# START OF SUPPLIED MATERIAL

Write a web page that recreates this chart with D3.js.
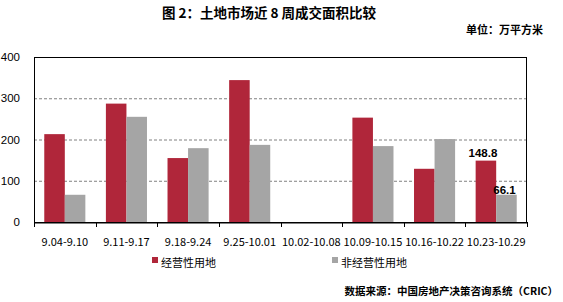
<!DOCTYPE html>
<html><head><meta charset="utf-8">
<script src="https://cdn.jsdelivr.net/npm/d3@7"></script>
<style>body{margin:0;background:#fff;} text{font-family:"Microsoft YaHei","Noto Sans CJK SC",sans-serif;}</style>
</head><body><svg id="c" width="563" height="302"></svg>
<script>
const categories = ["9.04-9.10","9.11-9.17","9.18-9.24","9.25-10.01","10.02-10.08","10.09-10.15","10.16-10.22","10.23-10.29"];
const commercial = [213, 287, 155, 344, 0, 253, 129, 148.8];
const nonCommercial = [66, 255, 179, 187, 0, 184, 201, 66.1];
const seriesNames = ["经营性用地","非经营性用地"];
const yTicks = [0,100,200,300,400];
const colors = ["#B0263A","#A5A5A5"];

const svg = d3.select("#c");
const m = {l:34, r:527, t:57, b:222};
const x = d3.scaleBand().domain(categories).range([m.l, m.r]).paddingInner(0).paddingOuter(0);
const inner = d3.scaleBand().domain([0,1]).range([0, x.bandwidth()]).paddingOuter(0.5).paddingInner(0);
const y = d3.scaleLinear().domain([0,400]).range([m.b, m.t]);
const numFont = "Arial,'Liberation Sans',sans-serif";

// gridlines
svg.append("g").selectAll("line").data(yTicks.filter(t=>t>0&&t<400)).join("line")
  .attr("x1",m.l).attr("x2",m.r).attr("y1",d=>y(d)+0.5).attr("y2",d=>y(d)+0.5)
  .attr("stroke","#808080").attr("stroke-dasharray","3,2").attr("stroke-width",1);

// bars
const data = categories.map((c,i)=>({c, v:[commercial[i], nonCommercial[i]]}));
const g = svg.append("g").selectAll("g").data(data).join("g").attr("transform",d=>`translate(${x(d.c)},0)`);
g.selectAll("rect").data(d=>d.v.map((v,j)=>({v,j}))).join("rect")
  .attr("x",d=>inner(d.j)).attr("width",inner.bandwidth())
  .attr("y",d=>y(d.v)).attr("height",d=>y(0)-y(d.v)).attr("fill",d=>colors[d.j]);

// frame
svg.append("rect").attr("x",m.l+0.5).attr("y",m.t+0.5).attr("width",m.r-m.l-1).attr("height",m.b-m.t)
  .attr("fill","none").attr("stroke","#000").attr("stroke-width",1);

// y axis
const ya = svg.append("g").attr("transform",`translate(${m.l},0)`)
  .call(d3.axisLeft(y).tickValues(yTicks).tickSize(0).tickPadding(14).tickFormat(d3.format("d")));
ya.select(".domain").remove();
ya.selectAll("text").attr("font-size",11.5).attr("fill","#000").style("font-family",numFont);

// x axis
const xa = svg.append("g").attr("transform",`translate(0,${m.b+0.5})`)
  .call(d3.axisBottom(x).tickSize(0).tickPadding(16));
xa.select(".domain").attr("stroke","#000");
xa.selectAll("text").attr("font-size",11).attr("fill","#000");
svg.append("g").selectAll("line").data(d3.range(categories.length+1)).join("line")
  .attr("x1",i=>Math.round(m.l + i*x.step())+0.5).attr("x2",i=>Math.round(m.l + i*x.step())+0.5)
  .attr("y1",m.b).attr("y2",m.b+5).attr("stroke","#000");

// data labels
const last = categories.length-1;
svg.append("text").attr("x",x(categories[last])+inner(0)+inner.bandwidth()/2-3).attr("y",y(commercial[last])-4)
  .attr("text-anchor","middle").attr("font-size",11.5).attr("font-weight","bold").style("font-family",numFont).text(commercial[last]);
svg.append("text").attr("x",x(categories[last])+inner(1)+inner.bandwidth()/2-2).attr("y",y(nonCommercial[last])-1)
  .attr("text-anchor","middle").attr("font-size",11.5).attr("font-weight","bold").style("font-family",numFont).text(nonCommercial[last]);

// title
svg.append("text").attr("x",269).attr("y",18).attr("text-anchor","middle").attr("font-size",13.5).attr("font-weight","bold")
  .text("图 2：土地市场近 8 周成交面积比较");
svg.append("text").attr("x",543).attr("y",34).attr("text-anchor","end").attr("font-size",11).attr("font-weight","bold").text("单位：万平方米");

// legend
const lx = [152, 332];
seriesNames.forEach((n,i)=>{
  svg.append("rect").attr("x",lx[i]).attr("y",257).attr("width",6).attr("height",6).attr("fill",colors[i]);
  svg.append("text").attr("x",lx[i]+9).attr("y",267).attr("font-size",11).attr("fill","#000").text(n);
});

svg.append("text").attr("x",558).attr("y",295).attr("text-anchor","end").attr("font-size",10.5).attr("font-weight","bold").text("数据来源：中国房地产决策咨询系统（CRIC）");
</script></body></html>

# END OF SUPPLIED MATERIAL

• _WHAT THE TASK ASKS_
Copy each line exactly, and leave the pictures out of your copy.

• _RESULT OF THE TASK_
Write a web page that recreates this chart with D3.js.
<!DOCTYPE html>
<html><head><meta charset="utf-8">
<script src="https://cdn.jsdelivr.net/npm/d3@7"></script>
<style>body{margin:0;background:#fff;} text{font-family:"Microsoft YaHei","Noto Sans CJK SC",sans-serif;}</style>
</head><body><svg id="c" width="563" height="302"></svg>
<script>
const categories = ["9.04-9.10","9.11-9.17","9.18-9.24","9.25-10.01","10.02-10.08","10.09-10.15","10.16-10.22","10.23-10.29"];
const commercial = [213, 287, 155, 344, 0, 253, 129, 148.8];
const nonCommercial = [66, 255, 179, 187, 0, 184, 201, 66.1];
const seriesNames = ["经营性用地","非经营性用地"];
const yTicks = [0,100,200,300,400];
const colors = ["#B0263A","#A5A5A5"];

const svg = d3.select("#c");
const m = {l:34, r:527, t:57, b:222};
const x = d3.scaleBand().domain(categories).range([m.l, m.r]).paddingInner(0).paddingOuter(0);
const inner = d3.scaleBand().domain([0,1]).range([0, x.bandwidth()]).paddingOuter(0.5).paddingInner(0);
const y = d3.scaleLinear().domain([0,400]).range([m.b, m.t]);
const numFont = "Arial,'Liberation Sans',sans-serif";

// gridlines
svg.append("g").selectAll("line").data(yTicks.filter(t=>t>0&&t<400)).join("line")
  .attr("x1",m.l).attr("x2",m.r).attr("y1",d=>y(d)+0.5).attr("y2",d=>y(d)+0.5)
  .attr("stroke","#808080").attr("stroke-dasharray","3,2").attr("stroke-width",1);

// bars
const data = categories.map((c,i)=>({c, v:[commercial[i], nonCommercial[i]]}));
const g = svg.append("g").selectAll("g").data(data).join("g").attr("transform",d=>`translate(${x(d.c)},0)`);
g.selectAll("rect").data(d=>d.v.map((v,j)=>({v,j}))).join("rect")
  .attr("x",d=>inner(d.j)).attr("width",inner.bandwidth())
  .attr("y",d=>y(d.v)).attr("height",d=>y(0)-y(d.v)).attr("fill",d=>colors[d.j]);

// frame
svg.append("rect").attr("x",m.l+0.5).attr("y",m.t+0.5).attr("width",m.r-m.l-1).attr("height",m.b-m.t)
  .attr("fill","none").attr("stroke","#000").attr("stroke-width",1);

// y axis
const ya = svg.append("g").attr("transform",`translate(${m.l},0)`)
  .call(d3.axisLeft(y).tickValues(yTicks).tickSize(0).tickPadding(14).tickFormat(d3.format("d")));
ya.select(".domain").remove();
ya.selectAll("text").attr("font-size",11.5).attr("fill","#000").style("font-family",numFont);

// x axis
const xa = svg.append("g").attr("transform",`translate(0,${m.b+0.5})`)
  .call(d3.axisBottom(x).tickSize(0).tickPadding(16));
xa.select(".domain").attr("stroke","#000");
xa.selectAll("text").attr("font-size",11).attr("fill","#000");
svg.append("g").selectAll("line").data(d3.range(categories.length+1)).join("line")
  .attr("x1",i=>Math.round(m.l + i*x.step())+0.5).attr("x2",i=>Math.round(m.l + i*x.step())+0.5)
  .attr("y1",m.b).attr("y2",m.b+5).attr("stroke","#000");

// data labels
const last = categories.length-1;
svg.append("text").attr("x",x(categories[last])+inner(0)+inner.bandwidth()/2-3).attr("y",y(commercial[last])-4)
  .attr("text-anchor","middle").attr("font-size",11.5).attr("font-weight","bold").style("font-family",numFont).text(commercial[last]);
svg.append("text").attr("x",x(categories[last])+inner(1)+inner.bandwidth()/2-2).attr("y",y(nonCommercial[last])-1)
  .attr("text-anchor","middle").attr("font-size",11.5).attr("font-weight","bold").style("font-family",numFont).text(nonCommercial[last]);

// title
svg.append("text").attr("x",269).attr("y",18).attr("text-anchor","middle").attr("font-size",13.5).attr("font-weight","bold")
  .text("图 2：土地市场近 8 周成交面积比较");
svg.append("text").attr("x",543).attr("y",34).attr("text-anchor","end").attr("font-size",11).attr("font-weight","bold").text("单位：万平方米");

// legend
const lx = [152, 332];
seriesNames.forEach((n,i)=>{
  svg.append("rect").attr("x",lx[i]).attr("y",257).attr("width",6).attr("height",6).attr("fill",colors[i]);
  svg.append("text").attr("x",lx[i]+9).attr("y",267).attr("font-size",11).attr("fill","#000").text(n);
});

svg.append("text").attr("x",558).attr("y",295).attr("text-anchor","end").attr("font-size",10.5).attr("font-weight","bold").text("数据来源：中国房地产决策咨询系统（CRIC）");
</script></body></html>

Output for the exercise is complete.